Dataset rows

◇ ◇ ◇ ◇ ◇ ◇ ◇

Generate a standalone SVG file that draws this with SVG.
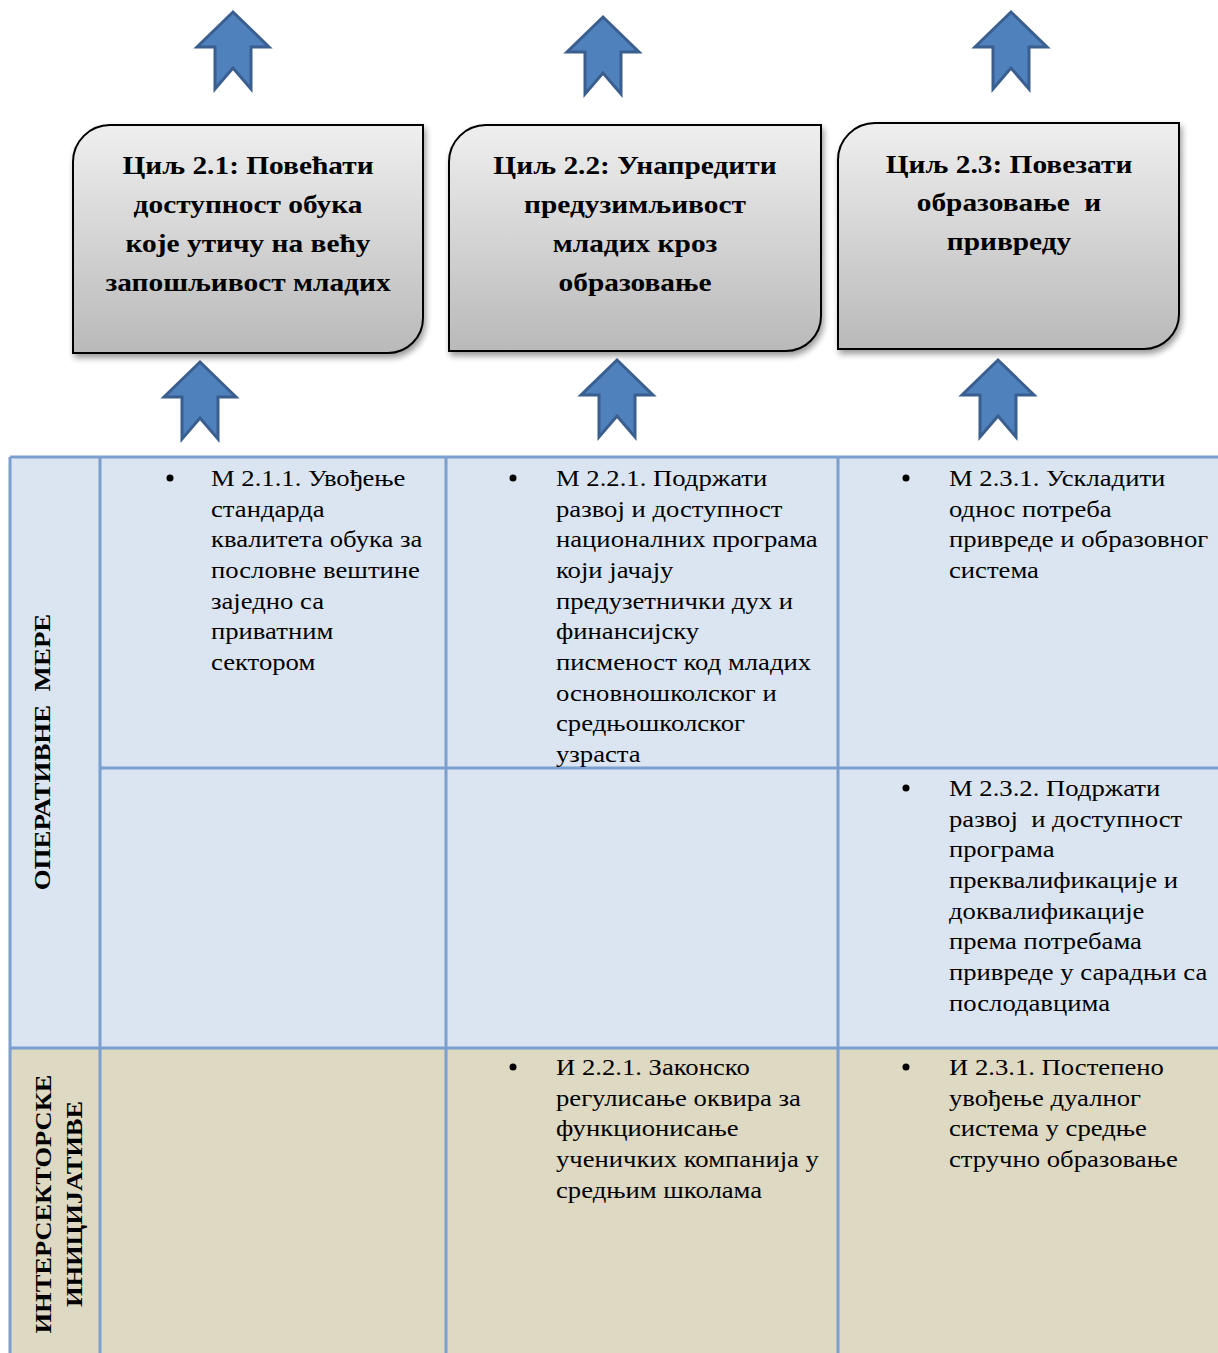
<svg xmlns="http://www.w3.org/2000/svg" width="1218" height="1353" viewBox="0 0 1218 1353">
<style>
.goal{font-family:"Liberation Serif","Times New Roman",serif;font-weight:bold;font-size:26px;fill:#000;text-anchor:middle}
.cell{font-family:"Liberation Serif","Times New Roman",serif;font-size:23px;fill:#000}
.hdr{font-family:"Liberation Serif","Times New Roman",serif;font-weight:bold;font-size:23px;fill:#000;text-anchor:middle}
.arrow{fill:#4f81bd;stroke:#3a5f8f;stroke-width:3;stroke-linejoin:miter}
.box{stroke:#000;stroke-width:2;fill:url(#g)}
.grid{stroke:#7b9fcf;stroke-width:3;fill:none}
</style>
<defs>
<linearGradient id="g" x1="0" y1="0" x2="0" y2="1">
<stop offset="0" stop-color="#efefef"/>
<stop offset="1" stop-color="#b9b9b9"/>
</linearGradient>
<filter id="sh" x="-10%" y="-10%" width="130%" height="130%">
<feGaussianBlur in="SourceAlpha" stdDeviation="3"/>
<feOffset dx="2" dy="4"/>
<feComponentTransfer><feFuncA type="linear" slope="0.4"/></feComponentTransfer>
<feMerge><feMergeNode/><feMergeNode in="SourceGraphic"/></feMerge>
</filter>
<path id="arr" d="M0,0 L36,35 L18,35 L18,77 L0,56 L-18,77 L-18,35 L-36,35 Z"/>
</defs>
<rect width="1218" height="1353" fill="#fff"/>

<g id="connectors">
<use href="#arr" class="arrow" transform="translate(233,12)"/>
<use href="#arr" class="arrow" transform="translate(603,17)"/>
<use href="#arr" class="arrow" transform="translate(1011,12)"/>
<use href="#arr" class="arrow" transform="translate(200,362)"/>
<use href="#arr" class="arrow" transform="translate(617,360)"/>
<use href="#arr" class="arrow" transform="translate(998,360)"/>
</g>

<g id="goal1">
<path class="box" filter="url(#sh)" d="M110,125 H423 V318 A35,35 0 0 1 388,353 H73 V162 A37,37 0 0 1 110,125 Z"/>
<g transform="translate(248,0) scale(1.13,1)">
<text class="goal" x="0" y="174">Циљ 2.1: Повећати</text>
<text class="goal" x="0" y="213">доступност обука</text>
<text class="goal" x="0" y="252">које утичу на већу</text>
<text class="goal" x="0" y="291">запошљивост младих</text>
</g>
</g>
<g id="goal2">
<path class="box" filter="url(#sh)" d="M486,125 H821 V316 A35,35 0 0 1 786,351 H449 V162 A37,37 0 0 1 486,125 Z"/>
<g transform="translate(635,0) scale(1.13,1)">
<text class="goal" x="0" y="174">Циљ 2.2: Унапредити</text>
<text class="goal" x="0" y="213">предузимљивост</text>
<text class="goal" x="0" y="252">младих кроз</text>
<text class="goal" x="0" y="291">образовање</text>
</g>
</g>
<g id="goal3">
<path class="box" filter="url(#sh)" d="M875,123 H1179 V314 A35,35 0 0 1 1144,349 H838 V160 A37,37 0 0 1 875,123 Z"/>
<g transform="translate(1009,0) scale(1.13,1)">
<text class="goal" x="0" y="173">Циљ 2.3: Повезати</text>
<text class="goal" x="0" y="211" xml:space="preserve">образовање  и</text>
<text class="goal" x="0" y="250">привреду</text>
</g>
</g>

<g id="table">
<rect x="10" y="457" width="1210" height="591" fill="#dbe5f1"/>
<rect x="10" y="1048" width="1210" height="310" fill="#ddd9c3"/>
<path class="grid" d="M10,457 H1220 M100,768 H1220 M10,1048 H1220 M10,457 V1355 M100,457 V1355 M446,457 V1355 M838,457 V1355"/>
</g>

<g id="hdr-op">
<text class="hdr" transform="translate(50,752) rotate(-90) scale(1.17,1)" xml:space="preserve">ОПЕРАТИВНЕ  МЕРЕ</text>
</g>
<g id="hdr-int">
<text class="hdr" transform="translate(51,1204) rotate(-90) scale(1.15,1)">ИНТЕРСЕКТОРСКЕ</text>
<text class="hdr" transform="translate(82,1204) rotate(-90) scale(1.15,1)">ИНИЦИЈАТИВЕ</text>
</g>

<g id="m211">
<circle cx="170" cy="478" r="3.5"/>
<g transform="translate(211,0) scale(1.16,1)">
<text class="cell" x="0" y="486">М 2.1.1. Увођење</text>
<text class="cell" x="0" y="517">стандарда</text>
<text class="cell" x="0" y="547">квалитета обука за</text>
<text class="cell" x="0" y="578">пословне вештине</text>
<text class="cell" x="0" y="609">заједно са</text>
<text class="cell" x="0" y="639">приватним</text>
<text class="cell" x="0" y="670">сектором</text>
</g>
</g>
<g id="m221">
<circle cx="513" cy="478" r="3.5"/>
<g transform="translate(556,0) scale(1.16,1)">
<text class="cell" x="0" y="486">М 2.2.1. Подржати</text>
<text class="cell" x="0" y="517">развој и доступност</text>
<text class="cell" x="0" y="547">националних програма</text>
<text class="cell" x="0" y="578">који јачају</text>
<text class="cell" x="0" y="609">предузетнички дух и</text>
<text class="cell" x="0" y="639">финансијску</text>
<text class="cell" x="0" y="670">писменост код младих</text>
<text class="cell" x="0" y="701">основношколског и</text>
<text class="cell" x="0" y="731">средњошколског</text>
<text class="cell" x="0" y="762">узраста</text>
</g>
</g>
<g id="m231">
<circle cx="906" cy="478" r="3.5"/>
<g transform="translate(949,0) scale(1.16,1)">
<text class="cell" x="0" y="486">М 2.3.1. Ускладити</text>
<text class="cell" x="0" y="517">однос потреба</text>
<text class="cell" x="0" y="547">привреде и образовног</text>
<text class="cell" x="0" y="578">система</text>
</g>
</g>
<g id="m232">
<circle cx="906" cy="788" r="3.5"/>
<g transform="translate(949,0) scale(1.16,1)">
<text class="cell" x="0" y="796">М 2.3.2. Подржати</text>
<text class="cell" x="0" y="827" xml:space="preserve">развој  и доступност</text>
<text class="cell" x="0" y="857">програма</text>
<text class="cell" x="0" y="888">преквалификације и</text>
<text class="cell" x="0" y="919">доквалификације</text>
<text class="cell" x="0" y="949">према потребама</text>
<text class="cell" x="0" y="980">привреде у сарадњи са</text>
<text class="cell" x="0" y="1011">послодавцима</text>
</g>
</g>
<g id="i221">
<circle cx="513" cy="1067" r="3.5"/>
<g transform="translate(556,0) scale(1.16,1)">
<text class="cell" x="0" y="1075">И 2.2.1. Законско</text>
<text class="cell" x="0" y="1106">регулисање оквира за</text>
<text class="cell" x="0" y="1136">функционисање</text>
<text class="cell" x="0" y="1167">ученичких компанија у</text>
<text class="cell" x="0" y="1198">средњим школама</text>
</g>
</g>
<g id="i231">
<circle cx="906" cy="1067" r="3.5"/>
<g transform="translate(949,0) scale(1.16,1)">
<text class="cell" x="0" y="1075">И 2.3.1. Постепено</text>
<text class="cell" x="0" y="1106">увођење дуалног</text>
<text class="cell" x="0" y="1136">система у средње</text>
<text class="cell" x="0" y="1167">стручно образовање</text>
</g>
</g>
</svg>
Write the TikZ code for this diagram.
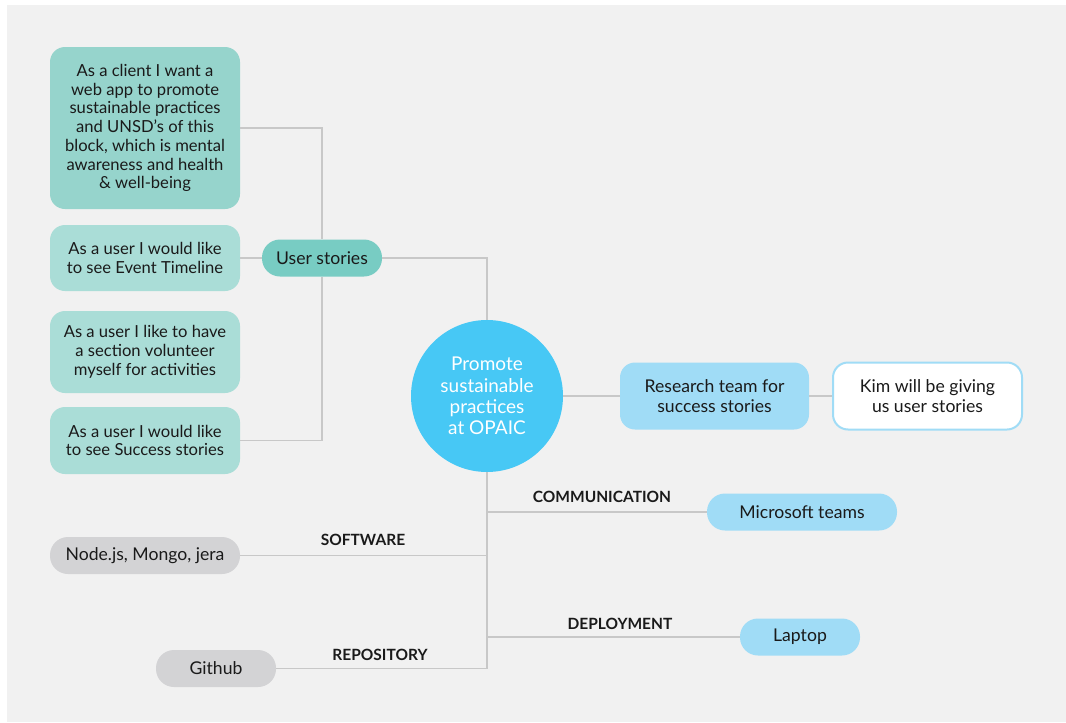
\documentclass[tikz,border=0pt]{standalone}
\usepackage{fontspec}
\setmainfont{Lato}
\usepackage{tikz}
\usetikzlibrary{calc}
\definecolor{paper}{HTML}{F1F1F1}
\definecolor{wire}{HTML}{C8C8C8}
\definecolor{ink}{HTML}{1A1A1A}
\definecolor{tealdark}{HTML}{96D4CC}
\definecolor{teallight}{HTML}{AADDD7}
\definecolor{tealhead}{HTML}{78CCC3}
\definecolor{hubblue}{HTML}{47C8F5}
\definecolor{skyblue}{HTML}{A0DCF6}
\definecolor{greypill}{HTML}{D3D3D5}
\tikzset{
  link/.style={draw=wire, line width=1.3pt},
  story/.style={fill=teallight, text=ink, rounded corners=15pt, minimum width=190pt,
    inner sep=0pt, align=center, font=\fontsize{16.6}{18.7}\selectfont},
  pill/.style={text=ink, rounded corners=18pt, minimum height=37pt, inner sep=0pt,
    align=center, font=\fontsize{17.6}{19.5}\selectfont},
  tag/.style={text=ink, font=\bfseries\fontsize{15.5}{17}\selectfont},
  hubnode/.style={circle, fill=hubblue, text=white, minimum size=152pt, inner sep=0pt,
    align=center, font=\fontsize{19}{21.3}\selectfont},
}
\begin{document}
\begin{tikzpicture}[x=1pt, y=-1pt]
  \useasboundingbox (0,0) rectangle (1066,723);
  \fill[white] (0,0) rectangle (1066,723);
  \fill[paper] (7,5) rectangle (1066,722);
  % user stories
  \node[story, fill=tealdark, minimum height=162pt] (s1) at (145,128)
    {As a client I want a\\web app to promote\\sustainable practices\\and UNSD's of this\\block, which is mental\\awareness and health\\\& well-being};
  \node[story, minimum height=66pt] (s2) at (145,258) {As a user I would like\\to see Event Timeline};
  \node[story, minimum height=82pt] (s3) at (145,352) {As a user I like to have\\a section volunteer\\myself for activities};
  \node[story, minimum height=67pt] (s4) at (145,440.5) {As a user I would like\\to see Success stories};
  \node[pill, fill=tealhead, minimum width=120pt] (us) at (322,258) {User stories};
  % centre
  \node[hubnode] (hub) at (487,396) {Promote\\sustainable\\practices\\at OPAIC};
  \node[pill, fill=skyblue, minimum width=189pt, minimum height=67pt, rounded corners=15pt] (rt) at (714.5,396) {Research team for\\success stories};
  \node[pill, fill=white, draw=skyblue, line width=2pt, minimum width=189pt, minimum height=67pt, rounded corners=15pt] (kim) at (927.5,396) {Kim will be giving\\us user stories};
  % branches below
  \node[pill, fill=skyblue, minimum width=190pt] (ms) at (802,512) {Microsoft teams};
  \node[pill, fill=greypill, minimum width=190pt] (sw) at (145,555.5) {Node.js, Mongo, jera};
  \node[pill, fill=skyblue, minimum width=120pt] (lap) at (800,637) {Laptop};
  \node[pill, fill=greypill, minimum width=120pt] (git) at (216,668.5) {Github};
  \node[tag] (tcom) at (602,497) {COMMUNICATION};
  \node[tag] (tsw) at (363,540) {SOFTWARE};
  \node[tag] (tdep) at (620,624) {DEPLOYMENT};
  \node[tag] (trep) at (380,655) {REPOSITORY};
  % connectors
  \draw[link] (s1.east) -| (us.north);
  \draw[link] (s4.east) -| (us.south);
  \draw[link] (s2.east) -- (us.west);
  \draw[link] (us.east) -| (hub.north);
  \draw[link] (hub.east) -- (rt.west);
  \draw[link] (rt.east) -- (kim.west);
  \draw[link] (hub.south) |- (git.east);
  \draw[link] (hub.south |- ms.west) -- (ms.west);
  \draw[link] (hub.south |- sw.east) -- (sw.east);
  \draw[link] (hub.south |- lap.west) -- (lap.west);
\end{tikzpicture}
\end{document}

◇ ◇ ◇ ◇ ◇ ◇ ◇

(DIRECTIVE):
Every line of the records that includes the word "standalone" should be gathered.

(FULL RESPONSE):
Generate a standalone SVG file that draws this with SVG.
\documentclass[tikz,border=0pt]{standalone}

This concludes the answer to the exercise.